Users expectations of digital services are rising all the time, and we need to ensure GOV.UK keeps pace. As Jen Allum wrote earlier this year in her vision for GOV.UK, one of the ways we plan to do this is by meeting users where they are, meeting user needs at the point of need.

For simple factual queries, like finding the next bank holiday, we want users to be able to get trusted information quickly and easily. Increasingly, the simplest way to do this is to type out a quick search or ask a voice assistant.

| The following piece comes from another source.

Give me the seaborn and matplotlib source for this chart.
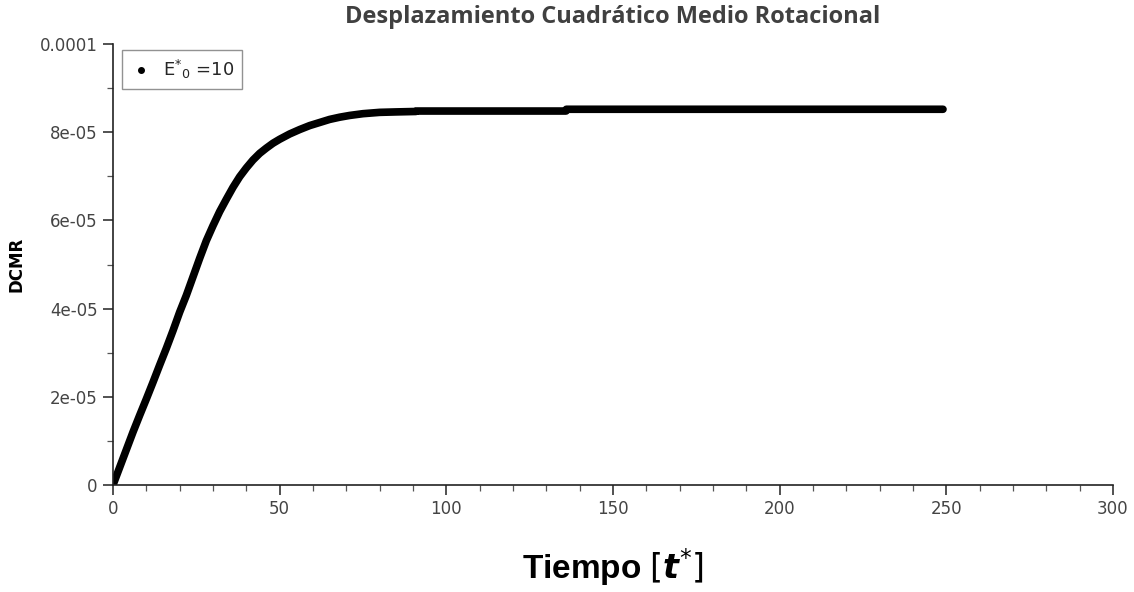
import matplotlib
matplotlib.use("Agg")
import matplotlib.pyplot as plt
from matplotlib.lines import Line2D
from matplotlib.ticker import MultipleLocator
import seaborn as sns
import pandas as pd

# Rotational mean square displacement vs reduced time
tiempo = [0, 2, 4, 6, 8, 10, 12, 14, 16, 18, 20, 22, 24, 26, 28, 30, 32, 34,
          36, 38, 40, 42, 44, 46, 48, 50, 53, 56, 59, 62, 65, 68, 71, 75, 80,
          85, 90.9, 91.0, 135.9, 136.0, 249]
dcmr = [0.0, 0.40e-5, 0.80e-5, 1.20e-5, 1.58e-5, 1.95e-5, 2.33e-5, 2.72e-5,
        3.10e-5, 3.50e-5, 3.92e-5, 4.30e-5, 4.72e-5, 5.14e-5, 5.54e-5,
        5.88e-5, 6.20e-5, 6.48e-5, 6.75e-5, 6.99e-5, 7.19e-5, 7.37e-5,
        7.52e-5, 7.64e-5, 7.75e-5, 7.84e-5, 7.96e-5, 8.06e-5, 8.15e-5,
        8.22e-5, 8.29e-5, 8.34e-5, 8.38e-5, 8.42e-5, 8.45e-5, 8.46e-5,
        8.47e-5, 8.48e-5, 8.48e-5, 8.52e-5, 8.52e-5]
serie = "E$^{*}$$_{0}$ =10"
x_ticks = [0, 50, 100, 150, 200, 250, 300]
y_ticks = [0, 2e-5, 4e-5, 6e-5, 8e-5, 1e-4]
y_labels = ["0", "2e-05", "4e-05", "6e-05", "8e-05", "0.0001"]

df = pd.DataFrame({"t": tiempo, "dcmr": dcmr})

sns.set_style("ticks")
plt.rcParams["font.family"] = ["DejaVu Sans"]

fig = plt.figure(figsize=(11.34, 5.92), dpi=100)
ax = fig.add_axes([113 / 1134, 1 - 485 / 592, 1000 / 1134, 441 / 592])

sns.lineplot(data=df, x="t", y="dcmr", ax=ax, color="black", lw=5.5,
             solid_capstyle="round", solid_joinstyle="round")

ax.set_xlim(0, 300)
ax.set_ylim(0, 1e-4)
ax.set_xticks(x_ticks)
ax.set_xticklabels([str(v) for v in x_ticks])
ax.set_yticks(y_ticks)
ax.set_yticklabels(y_labels)
ax.xaxis.set_minor_locator(MultipleLocator(10))
ax.yaxis.set_minor_locator(MultipleLocator(1e-5))

for side in ("top", "right"):
    ax.spines[side].set_visible(False)
for side in ("left", "bottom"):
    ax.spines[side].set_color("#222222")
    ax.spines[side].set_linewidth(1.2)

ax.tick_params(axis="both", which="major", length=7, width=1.1,
               color="#222222", labelsize=12, labelcolor="#444444", pad=4)
ax.tick_params(axis="both", which="minor", length=4, width=0.9,
               color="#555555")

ax.set_title("Desplazamiento Cuadrático Medio Rotacional",
             fontfamily="Open Sans", fontweight="bold", fontsize=17,
             color="#404040", pad=15)
ax.set_ylabel("DCMR", fontweight="bold", fontsize=12, color="black",
              labelpad=10)
ax.set_xlabel(r"Tiempo $\left[\boldsymbol{t}^{*}\right]$",
              fontfamily="Liberation Sans", fontweight="bold", fontsize=24,
              color="black", labelpad=20)

handle = Line2D([], [], color="black", marker="o", markersize=4,
                linestyle="none")
leg = ax.legend([handle], [serie], loc="upper left",
                bbox_to_anchor=(9 / 1000, 1 - 6 / 441), borderaxespad=0,
                fancybox=False, frameon=True, fontsize=13,
                handletextpad=0.6, borderpad=0.45, handlelength=1.2)
leg.get_frame().set_edgecolor("#777777")
leg.get_frame().set_linewidth(1.0)

fig.savefig("out.png", dpi=100)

Given this, if more information sources like GOV.UK start using these open markup standards, perhaps breaking the Google monopoly is just a matter of developing a better way to get the information to users. Whether it’s voice assistants, contextual information, integration with other devices, or something else entirely remains to be seen … but this is exciting.

Good times create weak men

Author: Nikita Prokopov

How I found this: from /r/programming

Summary: in short, basic things are failing. We (software engineers) are developing abstractions so quickly that it’s impossible to manage the rapidly-growing complexity. The author presents a series of examples from the flagship Music app in the just-released MacOS Catalina that demonstrate how basic functionality (rendering the top left corner of the window, highlighting list items on selection, clicking something and having it show up) is inexplicably broken.

The author points out that this isn’t a small, resource-constrained company; this isn’t some obscure project; this isn’t a weird edge case bug. It’s glaring UI issues on the flagship Music app on the newest version of MacOS. There is every reason in the world that Apple should get this right, because it’s so simple–yet here we are. (The same applies to other companies, and they show examples from Amazon and Twitter.)

Thoughts: yup, this hits hard. Abstractions getting out of control fast is real, and it’s one of the reasons why I wanted to write this website myself before jumping to Hugo. There are so many attempts to hide accumulated complexity from the next crop (not “generation,” because this is happening at an annual cycle at the slowest) of developers. It is challenging to manage this.

But with that said–no one pays software engineers to write perfect software. Blaming developers for these leaning towers of abstractions misses the root cause; it’s not like they chose to make everything more complex for the hell of it. More and more, software is aiming for a state of “good enough,” and this is an important departure from other fields of engineering, where things are “just working” and no better.

And that’s not to mention how user-hostile some software is becoming. Take Reddit as an example: the “old Reddit” was text and links, and the default representation was minimal and compressed. New Reddit expands everything into cards to take up more space, posts take an order of magnitude longer to load, and a host of other anti-user decisions make for a website that’s actively unpleasant to use. Here, Reddit’s version of a perfect experience is very different from a user’s.

How tracking pixels work by Julia Evans is a great, accessible summary of the current state of tracking pixels. The internet is becoming a privacy wasteland, and it doesn’t sit right with me that my company is contributing to this by trying to measure everything.

Beware SAFe (the Scaled Agile Framework for Enterprise), an Unholy Incantation of Darkness is a hilariously accurate take on a monstrosity called the Scaled Agile Framework for Enterprise. It’s a way to “scale up” Agile to large companies, and it’s very, very bad. I first heard about this in an unrelated training as the end-game for Agile at many companies, and this article does a great job explaining why.